An initial estimate for Premium Resources’ (TSXV: PREM) past-producing Selkirk project in eastern Botswana outlines 44.2 million inferred tonnes grading 0.3% copper and 0.24% nickel, the company reported Wednesday. Shares gained 11.5%.
The resource also includes 0.55 gram palladium per tonne and 0.12 gram platinum, for contained metal of 132,000 tonnes copper, 108,000 tonnes nickel, 775,000 oz. palladium and 174,000 oz. platinum. It uses a net smelter return cut-off value of $25 per tonne.
“This initial (resource) serves as a solid foundation for advancing the Selkirk deposit to an economic study,” Premium CEO Keith Morrison said in a release. “The company is currently evaluating whether the initial (resource) cut-off grade assumptions can be improved through future engineering and metallurgical studies aimed at optimizing the overall efficiency of the mine.”
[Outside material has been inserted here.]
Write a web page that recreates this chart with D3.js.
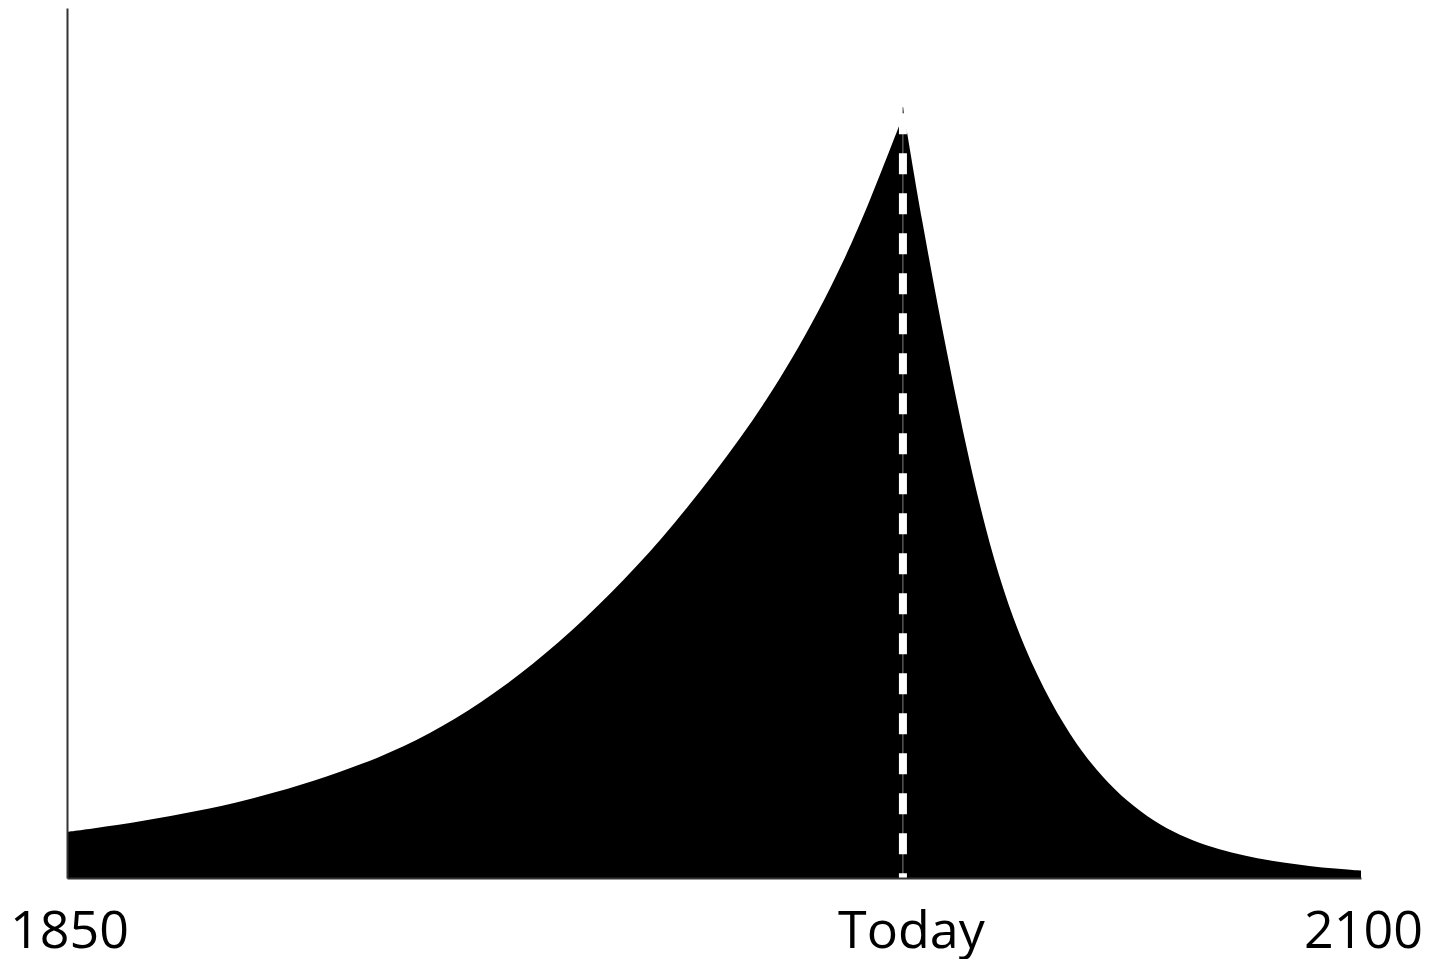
<!DOCTYPE html>
<html>
<head>
<meta charset="utf-8">
<script src="https://cdn.jsdelivr.net/npm/d3@7"></script>
<style>
  html, body { margin: 0; padding: 0; background: #fff; }
  svg { display: block; }
</style>
</head>
<body>
<svg id="chart" width="1429" height="959"></svg>
<script>
// ---- data ----
const startYear = 1850;
const endYear = 2100;
const todayYear = 2011.5;
const tickValues = [1850, 2011.5, 2100];
const tickLabels = ["1850", "Today", "2100"];

// rising part, up to today
const pastYears  = [1850, 1855, 1860, 1865, 1870, 1875, 1880, 1885, 1890, 1895, 1900, 1905, 1910, 1915, 1920, 1925, 1930,
                    1935, 1940, 1945, 1950, 1955, 1960, 1965, 1970, 1975, 1980, 1985, 1990, 1995, 2000, 2005, 2011.5];
const pastValues = [5.3,  5.7,  6.1,  6.6,  7.1,  7.7,  8.3,  9.0,  9.8,  10.7, 11.6, 12.7, 13.8, 15.1, 16.6, 18.3, 20.2,
                    22.3, 24.6, 27.1, 29.8, 32.7, 35.8, 39.1, 42.7, 46.5, 50.5, 54.8, 59.6, 64.9, 70.8, 77.6, 87.6];

// falling part, after today
const futureYears  = [2011.5, 2015, 2020, 2025, 2030, 2035, 2040, 2045, 2050, 2055, 2060, 2065, 2070, 2075, 2080, 2085, 2090, 2095, 2100];
const futureValues = [88.6,   76.0, 60.2, 45.8, 34.4, 26.3, 20.2, 15.3, 11.6, 8.7,  6.5,  4.9,  3.75, 2.9,  2.25, 1.75, 1.38, 1.08, 0.85];

// ---- chart ----
const svg = d3.select("#chart");
const x = d3.scaleLinear().domain([startYear, endYear]).range([67, 1361]);
const y = d3.scaleLinear().domain([0, 100]).range([878, 8]);

const past = pastYears.map((yr, i) => ({ year: yr, value: pastValues[i] }));
const future = futureYears.map((yr, i) => ({ year: yr, value: futureValues[i] }));

const area = d3.area()
  .x(d => x(d.year))
  .y0(y(0))
  .y1(d => y(d.value))
  .curve(d3.curveBasis);

svg.append("path").datum(past).attr("d", area).attr("fill", "#000");
svg.append("path").datum(future).attr("d", area).attr("fill", "#000");

// seam line and white dashed "today" marker
const peak = futureValues[0];
svg.append("line")
  .attr("x1", x(todayYear)).attr("x2", x(todayYear))
  .attr("y1", y(0)).attr("y2", y(peak))
  .attr("stroke", "#7a7a7a").attr("stroke-width", 1);

svg.append("line")
  .attr("x1", x(todayYear)).attr("x2", x(todayYear))
  .attr("y1", y(peak)).attr("y2", y(0))
  .attr("stroke", "#fff").attr("stroke-width", 8)
  .attr("stroke-dasharray", "21,19")
  .attr("stroke-dashoffset", 34);

// axes
const xAxis = d3.axisBottom(x)
  .tickValues(tickValues)
  .tickFormat((d, i) => tickLabels[i])
  .tickSize(0)
  .tickSizeOuter(0);

const gx = svg.append("g").attr("transform", `translate(0,${y(0)})`).call(xAxis);
gx.select(".domain").attr("stroke", "#333").attr("stroke-width", 2);
gx.selectAll(".tick text")
  .attr("y", 70).attr("dy", 0)
  .attr("dx", (d, i) => (i === 1 ? 8 : 2))
  .attr("fill", "#000")
  .style("font-family", "'Open Sans', sans-serif")
  .style("font-size", "52px");

const yAxis = d3.axisLeft(y).tickValues([]).tickSize(0).tickSizeOuter(0);
const gy = svg.append("g").attr("transform", `translate(${x(startYear)},0)`).call(yAxis);
gy.select(".domain").attr("stroke", "#333").attr("stroke-width", 2);
</script>
</body>
</html>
The report’s release helps build momentum for Premium, following the publication in the summer of an initial resource for its Selebi nickel-copper-cobalt mine, 75 km south of Selkirk. That resource increased tonnages by 67% over the deposit’s historic resource.
Shares in Premium, which earlier this month changed its name from Premium Nickel Resources, traded for C$0.52 apiece on Wednesday morning in Toronto, valuing the company at C$96.5 million. Its shares traded in a year-long period of C$0.43 to C$1.76.
High price assumptions
The resources were estimated using long-term metal prices of $10.50 per lb. nickel, $4.75 per lb. copper, $1,450 per oz. platinum and $1,500 per oz. palladium. With the exception of copper, which in May went above $5 per lb., those metal prices are significantly higher than have been seen in recent years.
The resource was based on drill results from 232 surface and 10 underground historic holes drilled between 2003 and 2016, five 2016 holes sampled by the company in 2021, and 17 historic holes resampled in 2024.
Analysis of re-sampling showed higher PGE values than were in historic results.
Unlike at the Selebi mine, where drilling in the summer returned cobalt results as high as 0.11%, cobalt wasn’t included in the Selkirk resource because the critical metal is less available in the deposit.
Anglo American (LSE: AAL) started production at Selkirk in 1989. Until 2002, 1 million tonnes at 2.6% nickel and 1.5% copper were mined. Former operator BCL acquired Selkirk from Russia’s Norilsk Nickel in 2014. Premium acquired Selkirk in 2022.